The works are slow to yield up their secrets. For all that, this woman is one of the most thoughtful and serious sculptors of the post-war period.

This new body of work, four wall-hung pieces and four that sit on the floor, is contained within the orangery of a sculpture park in Wiltshire. We approach the works across a generous stretch of lawn. The long, corridor-like space of the orangery itself is top-lit, so that the rooms are filled with an airy lightness of mood. The works, fittingly for this white-walled space, are all about the play of illusion, how weighty materials can look light as air against these walls, and can be yoked together to create strange conjunctions.

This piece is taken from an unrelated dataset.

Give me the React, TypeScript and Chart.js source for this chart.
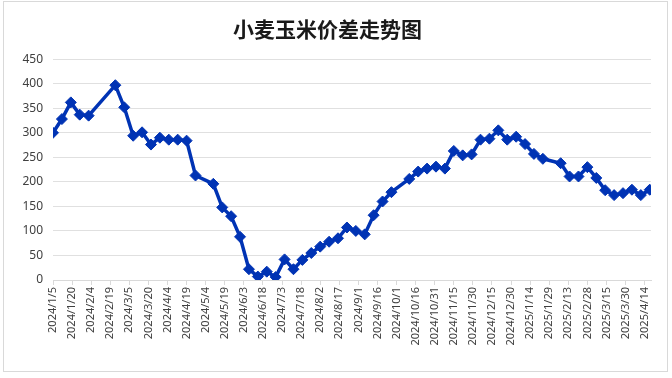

The largest piece on display here, With This Rock..., brings together two forms that seem to exist in some kind of an enigmatic relationship with each other. The first consists of three stacked, grey, drum-like shapes, on top of which sits a chunk of basalt which may have, meteor-like, fallen from the sky. Next to that stacking of seemingly heavy, solid forms sits a hooped steel structure which looks like the armature around which the drum stack may have been created. Except that it has sprung away from it as if by magic, and now, leaning gently towards its neighbour, appears to be yearning in its direction.

Nothing is quite as it seems. The stacked drums are made of foam. It is the grey paint which has lent them that illusion of mass and solidity. When viewed through the floor-to-ceiling window, the steel armature looks and feels a little like a ghostly drawing in the air. The weight and the massiness of its neighbour are nothing of the kind. That which appears solid is in fact relatively weightless. That which appears light and airy is in fact substantial.

On the wall behind this piece called hangs a cream-coloured rectangular panel made from Crystacal. It is about the size of a modest painting. Its surface is lightly rippled – like good-quality laid paper. Two black balloons are stuck to it, like flies to fly-paper. Variants upon this theme of the errant balloon appear elsewhere in this show. These balloons, all made from cast resin, squeeze out from under solid structures or peer over the circular wall of a piece called Belvedere, and then taper away into the form of twig.

These balloons have been set loose as mischief-makers, lightening the threat of sculptural severity, giving a lightsome, fantastical air to what might otherwise have been gravely pinioned.